Text-To-Speech (TTS)
To start, we’ll work with a class called TextToSpeech
. We also need the text to be spoken, so this one should be in string format. The first task is to create an instance of this class. Here’s how we initialize a global variable for this instance:
val textToSpeech = TextToSpeech(this, this)
The first “this” in the constructor is the context of the activity I’m in; the second “this” will be the initialization listeners of type TextToSpeech.OnInitListener
, which will tell us about the TextToSpeech
initialization result. For that, we need to let our activity implement the previous interface, and then we override the method called onInit()
. Here’s a code sample:
override fun onInit(status: Int) {
// check the results in status variable.
if (status == TextToSpeech.SUCCESS) {
// setting the language to the default phone language.
val ttsLang = textToSpeech.setLanguage(Locale.getDefault())
// check if the language is supportable.
if (ttsLang == TextToSpeech.LANG_MISSING_DATA || ttsLang == TextToSpeech.LANG_NOT_SUPPORTED) {
Toast.makeText(this, "We can't support your language", Toast.LENGTH_LONG).show()
}
} else {
Toast.makeText(this, "TTS Initialization failed!", Toast.LENGTH_SHORT).show()
}
}
As the code snippet above shows, if the status is TextToSpeech.SUCCESS
, that means we’re ready to move forward. Next, we need to set up the language in which we want to speak—bear in mind that this isn’t always guaranteed, so we need to do an extra check to see if the language we’d like to use is supported and if there are sufficient data packages (voices) available.
At this point, we can say something with the TTS Engine via the speak()
method. This will take 3 parameters: the “something”, which is what we want the phone to say in string format, a queuing strategy (we will talk more about this next), and finally the utteranceid
, which can be used to identify the request to the TTS so we can use them in callbacks later on.
The speak()
method will return the results of queuing the speak operation. Note that this method is asynchronous, and as the docs say The synthesis might not have finished (or even started!) at the time when this method returns. Thus, we can’t rely on the result of this method as a speech state, but we can use callbacks (as shown in the Add Callbacks section below) to detect errors.

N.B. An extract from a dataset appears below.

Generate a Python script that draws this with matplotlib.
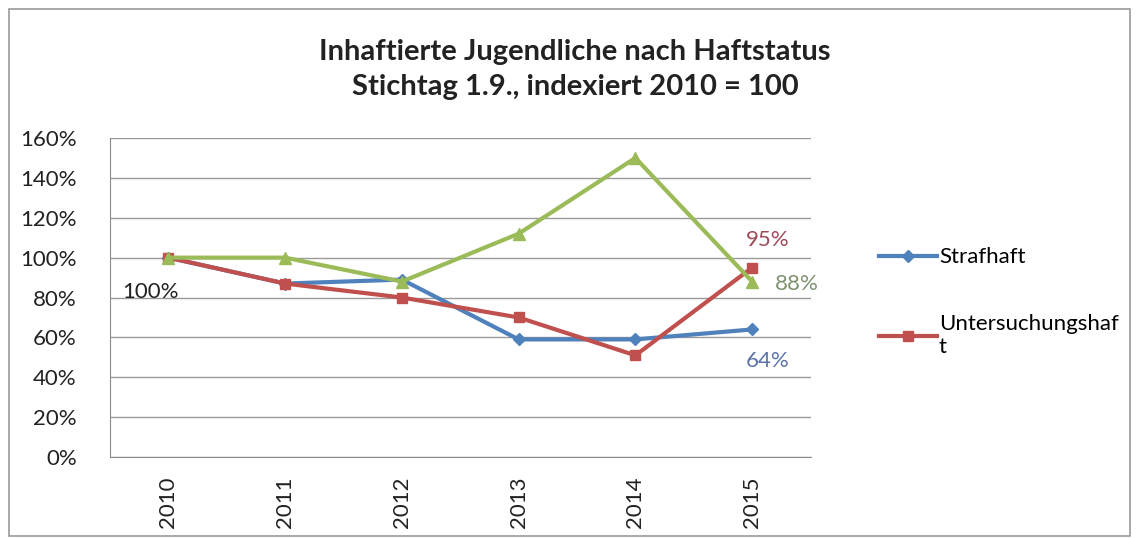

Here’s a code snippet illustrates this:
private fun saySomething(something: String, queueMode: Int = TextToSpeech.QUEUE_ADD) {
val speechStatus = textToSpeech.speak(something, queueMode, null, "ID")
if (speechStatus == TextToSpeech.ERROR) {
Toast.makeText(this, "Cant use the Text to speech.", Toast.LENGTH_LONG).show()
}
}
Queuing Strategy
The queueMode
parameter passed with the speak
method is used to handle multiple requests by the TTS. It can be in 2 states: QUEUE_ADD
or QUEUE_FLUSH
.
The QUEUE_ADD
state is a queue mode where the new entry is added at the end of the playback queue, while QUEUE_FLUSH
is also a queue mode where all entries in the playback queue (media to be played and text to be synthesized) are dropped and replaced by the new entry.

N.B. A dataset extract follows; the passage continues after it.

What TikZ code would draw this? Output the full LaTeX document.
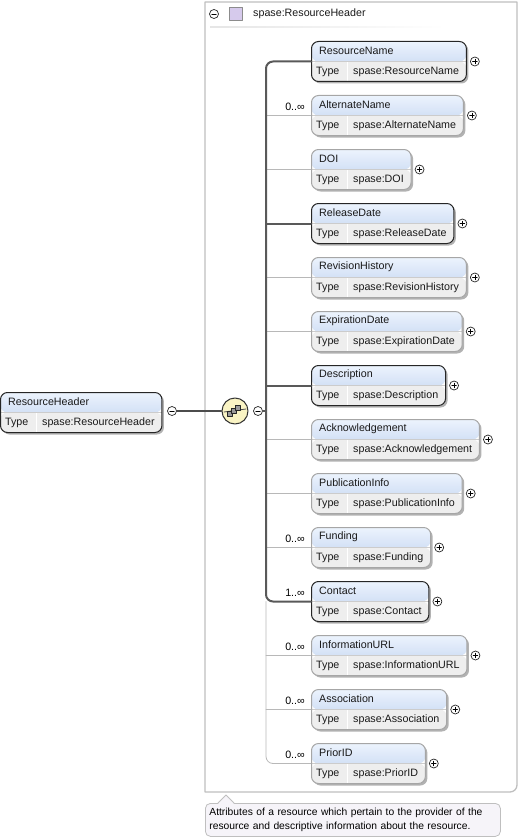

For example, let’s say that we call the speak
method 3 times with Strings of “Hello”, “Hi” and “How are you”. With queueMode
being set to QUEUE_ADD
, this means that the TTS Engine will speak the three different strings in order, The QUEUE_FLUSH
mode, on the other hand, will indicate to the TTS Engine to only speak the last String (“How are you”).
Add Callbacks
For advanced flexibility with the TTS Engine, you can add callbacks to understand the state of the TTS Engine. For example, you can find out if the Engine is finished talking or when/if it starts, and so on.

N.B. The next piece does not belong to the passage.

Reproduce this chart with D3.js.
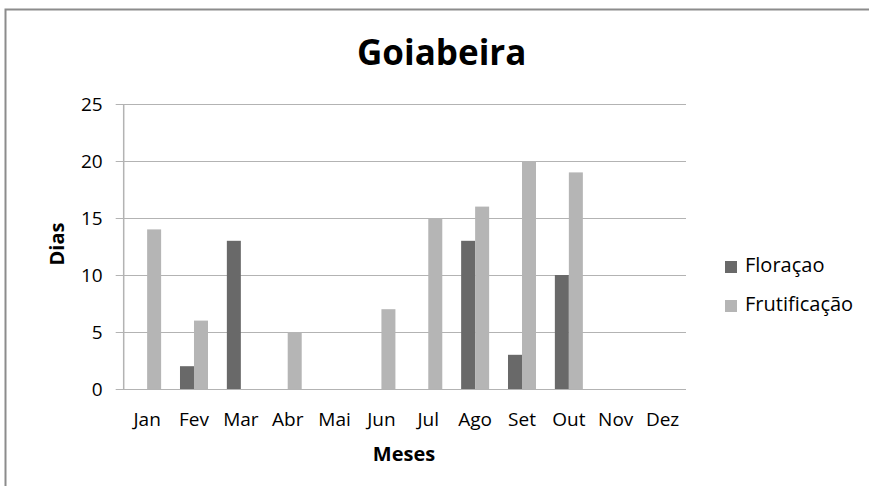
<!DOCTYPE html>
<html><head><meta charset="utf-8">
<script src="https://cdn.jsdelivr.net/npm/d3@7"></script>
<style>body{margin:0;background:#fff}svg{display:block}</style>
</head><body>
<svg id="c" width="869" height="486"></svg>
<script>
const months = ["Jan","Fev","Mar","Abr","Mai","Jun","Jul","Ago","Set","Out","Nov","Dez"];
const floracao = [0,2,13,0,0,0,0,13,3,10,0,0];
const frutificacao = [14,6,0,5,0,7,15,16,20,19,0,0];
const seriesNames = ["Floraçao","Frutificação"];
const seriesColors = ["#696969","#b5b5b5"];
const yTicks = [0,5,10,15,20,25];

const svg = d3.select("#c");
const font = "'Open Sans', sans-serif";
// frame
svg.append("rect").attr("x",5.5).attr("y",9.5).attr("width",900).attr("height",600)
  .attr("fill","#fff").attr("stroke","#8c8c8c").attr("stroke-width",2);

const L=123.7, R=686, T=104, B=389;
const x = d3.scaleBand().domain(months).range([L,R]);
const y = d3.scaleLinear().domain([0,25]).range([B,T]);
const barW = 14;

// grid
svg.append("g").selectAll("line").data(yTicks).join("line")
  .attr("x1",L-8).attr("x2",R).attr("y1",d=>Math.round(y(d))+0.5).attr("y2",d=>Math.round(y(d))+0.5)
  .attr("stroke","#b3b3b3").attr("stroke-width",1);
svg.append("line").attr("x1",L).attr("x2",L).attr("y1",T).attr("y2",B)
  .attr("stroke","#b3b3b3").attr("stroke-width",1.5);

const yAxis = d3.axisLeft(y).tickValues(yTicks).tickSize(0).tickPadding(21);
const ga = svg.append("g").attr("transform",`translate(${L},0)`).call(yAxis);
ga.select(".domain").remove();
ga.selectAll("text").attr("font-family",font).attr("font-size",19).attr("fill","#000");

const xAxis = d3.axisBottom(x).tickSize(0).tickPadding(20);
const gx = svg.append("g").attr("transform",`translate(0,${B})`).call(xAxis);
gx.select(".domain").remove();
gx.selectAll("text").attr("font-family",font).attr("font-size",19).attr("fill","#000")
  .attr("dy",null).attr("y",37);

const data = [floracao, frutificacao];
data.forEach((vals,si)=>{
  svg.append("g").selectAll("rect").data(vals.map((v,i)=>({m:months[i],v}))).join("rect")
    .attr("x",d=>x(d.m)+x.bandwidth()/2 + (si-1)*barW)
    .attr("width",barW)
    .attr("y",d=>y(d.v)).attr("height",d=>B-y(d.v))
    .attr("fill",seriesColors[si]);
});

svg.append("text").attr("x",357).attr("y",65).attr("text-anchor","start")
  .attr("font-family",font).attr("font-weight","bold").attr("font-size",35).text("Goiabeira");
svg.append("text").attr("x",404).attr("y",461).attr("text-anchor","middle")
  .attr("font-family",font).attr("font-weight","bold").attr("font-size",20).text("Meses");
svg.append("text").attr("transform","translate(64,244) rotate(-90)").attr("text-anchor","middle")
  .attr("font-family",font).attr("font-weight","bold").attr("font-size",20).text("Dias");

const lg = svg.append("g");
seriesNames.forEach((n,i)=>{
  lg.append("rect").attr("x",725).attr("y",261+i*39).attr("width",12).attr("height",12).attr("fill",seriesColors[i]);
  lg.append("text").attr("x",745).attr("y",272+i*39).attr("font-family",font).attr("font-size",20).text(n);
});
</script>
</body></html>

This kind of information can be very useful when you want to do something based on its state. For instance, I built an Android application where I wanted to show an ad banner just after saying an expression. In this case, these callbacks were very helpful in doing this. Here’s some sample code that shows how to accomplish that by implementing an interface called UtteranceProgressListener
via the setOnUtteranceProgressListener()
method. The overridden methods are self-expressive, as shown:
textToSpeech.setOnUtteranceProgressListener(object : UtteranceProgressListener() {
override fun onDone(utteranceId: String?) {
//do whatever you want when TTS finish speaking.
}
override fun onError(utteranceId: String?) {
//do whatever you want if TTS makes an error.
}
override fun onStart(utteranceId: String?) {
//do whatever you want when TTS start speaking.
}
})
As you can see in the methods, the utteranceId
is passed, by which we can identify which speech is being processed. Thus, we can take action upon it.
Stopping the TTS Engine
You can also interrupt the TTS Engine at various points in time. Say the user hit the cancel button or something similar—here, you can stop it by using the stop()
method. This way, we discard the current utterance and those in the queue as well.
Also, don’t forget to release the resources used by the TTS engine when you don’t need them. As a rule of thumb, when the activity destroyed or stopped, we should use the shutdown()
method.
Resources & References
One of the best resources to learn how to use android API’s is the official documentation—check out the TextToSpeech
class for more helpful methods.
Other tutorials are available on TutorialsPoint and JavaPapers, which showcase end-to-end TTS projects with Java code.
I hope you enjoyed reading this article and it contributed to your knowledge and interest in TextToSpeech. Android now talks, and so can your apps. Implementing such a feature can make your app contemporary, straightforward, and user-friendly, since most of the users expect such intelligent behaviors from today’s apps, especially for those with disabilities.